Here's a review response that probably would have been fine, had the owner not freaked out and started 'shouting' the words BRIDE and GUEST in all caps.
Responding to reviews offers another advantage. As long as the review isn't anonymous, you can check the reviewer against your records to see if they even used your services.
Kim? You've been busted.
This kind of information comes in handy.
In an industry this competitive, it probably shouldn't surprise you too much when one of your competitors decides to try to get the upper hand by leaving a fake review. It's a juvenile thing to do, but it happens.
What does a perfect review look like for someone in the wedding industry?
Here's what your customers are asking themselves about anyone they will deal with during the course of either their wedding planning process, or the during wedding itself.
The best reviews will address at least one of these issues, if not more, helping to put your potential customer's mind at ease about working with you.
Quality results, increased comfort level, fun to deal with...score!
By the way, your response can help communicate your ability to tackle these concerns too.
Literally the perfect review. Hits all four of the major issues on some level.
This one is fantastic, because not only does it paint this florist as an incredible problem-solver, but as one who delivers quality results while being immensely sensitive to the customer's stress levels.
Notice what a great job the florist's response does of driving this point home?
You can help customers leave you great reviews.
Getting reviews like the ones above isn't just about getting reviews. It's also about making sure you're creating conditions that help customers leave these super-helpful ones.
There are two ways to do this.
First, pay attention to the language in your review request email. You can include language which speaks directly to these issues.
Asking these questions gets customers thinking about these issues. Sure, many of them are thinking about these issues anyway, but there's nothing wrong with helping them write something a little more helpful than "great job guys!"
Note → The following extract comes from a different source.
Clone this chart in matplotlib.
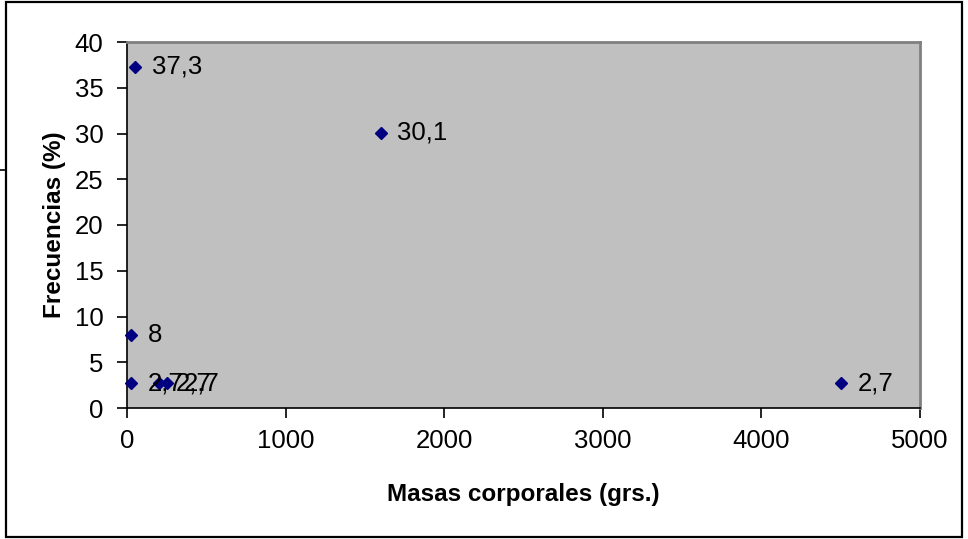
import matplotlib
matplotlib.use("Agg")
import matplotlib.pyplot as plt
from matplotlib.lines import Line2D
from matplotlib.patches import Rectangle

plt.rcParams['font.family'] = ['Liberation Sans', 'DejaVu Sans']

# body mass (grams) vs frequency (%)
masas = [50, 1600, 25, 25, 200, 250, 4500]
frecuencias = [37.3, 30.1, 8, 2.7, 2.7, 2.7, 2.7]
etiquetas = ["37,3", "30,1", "8", "2,7", "2,7", "2,7", "2,7"]

fig = plt.figure(figsize=(9.68, 5.39), dpi=100)
ax = fig.add_axes([127 / 968, 1 - 408 / 539, 793 / 968, 366 / 539])
ax.set_facecolor("#C0C0C0")

ax.plot(masas, frecuencias, linestyle="none", marker="D", markersize=6.5,
        color="#000080", clip_on=False, zorder=3)
for x, y, t in zip(masas, frecuencias, etiquetas):
    ax.annotate(t, (x, y), xytext=(12, 0), textcoords="offset points",
                va="center", ha="left", fontsize=18.5, color="black")

ax.set_xlim(0, 5000)
ax.set_ylim(0, 40)
ax.set_xticks(range(0, 5001, 1000))
ax.set_yticks(range(0, 41, 5))
ax.tick_params(direction="out", length=7, width=1.2, labelsize=18.5)
ax.tick_params(axis="y", pad=10)
ax.tick_params(axis="x", pad=8)

for side in ("top", "right"):
    ax.spines[side].set_color("#808080")
    ax.spines[side].set_linewidth(2)
for side in ("left", "bottom"):
    ax.spines[side].set_color("black")
    ax.spines[side].set_linewidth(1.2)

ax.set_xlabel("Masas corporales (grs.)", fontsize=17.5, fontweight="bold", labelpad=22)
ax.set_ylabel("Frecuencias (%)", fontsize=17.5, fontweight="bold", labelpad=6)

# outer chart frame
fig.patches.append(Rectangle((6 / 968, 2 / 539), 956 / 968, 535 / 539,
                             transform=fig.transFigure, fill=False,
                             edgecolor="black", linewidth=1.6))
fig.lines.append(Line2D([0, 6 / 968], [1 - 170 / 539, 1 - 170 / 539],
                        transform=fig.transFigure, color="black", linewidth=1.2))

fig.savefig("out.png", dpi=100)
Second, do just what the florist above did. Reiterate these points when you're writing up your responses. Customers read those responses before they hired you. Subconsciously, they'll remember what you said when they go to write their own.
These little to-do items exercise a subtle influence, but it's still influence that's felt.
Target these major and wedding industry review sites.
Funnel the vast majority of reviews to one of these four places:
The Knot is perhaps the biggest, most important, and most influential site you could target. Since it gathers just about every kind of wedding professional any bride or groom could ever need into one convenient place, then allows guests to search by city and other criteria, a whole lot of your customers will go here and stay here. Wedding Wire is similar.
But Google continues to be Google. Some customers will continue to search each member of their list one-by-one using Google Maps. You don't want them to miss you because you're not showing up, and reviews are a major ranking factor in local search.
And Facebook? Well, there's two reasons you want to be here. First, everyone involved in the wedding planning will often share various posts and photos with one another on Facebook. It's a quick way to get ideas in front of the decision makers.
Second, "reviews" aren't reviews on Facebook anymore. They're recommendations, which means the commentary here is likely to be positive. Since you need all the positive commentary you can get, this is all you can good.
One Last Thing...Karma Plays a Role
There's one last step you need to take before launching your review strategy.
Make sure your company is doing a good job.
If you drop the ball, don't deliver, create problems, and generate stress for couples there is literally no review strategy, tool, or technique that will help you. You'll continue to rack up lousy reviews, and your portion of the ever-shrinking wedding revenue pie will slowly start to disappear.
Be the 5-star wedding company you want your customers to rave about.
Do that, and your review strategy will succeed with ease. Fail, and it just won't matter.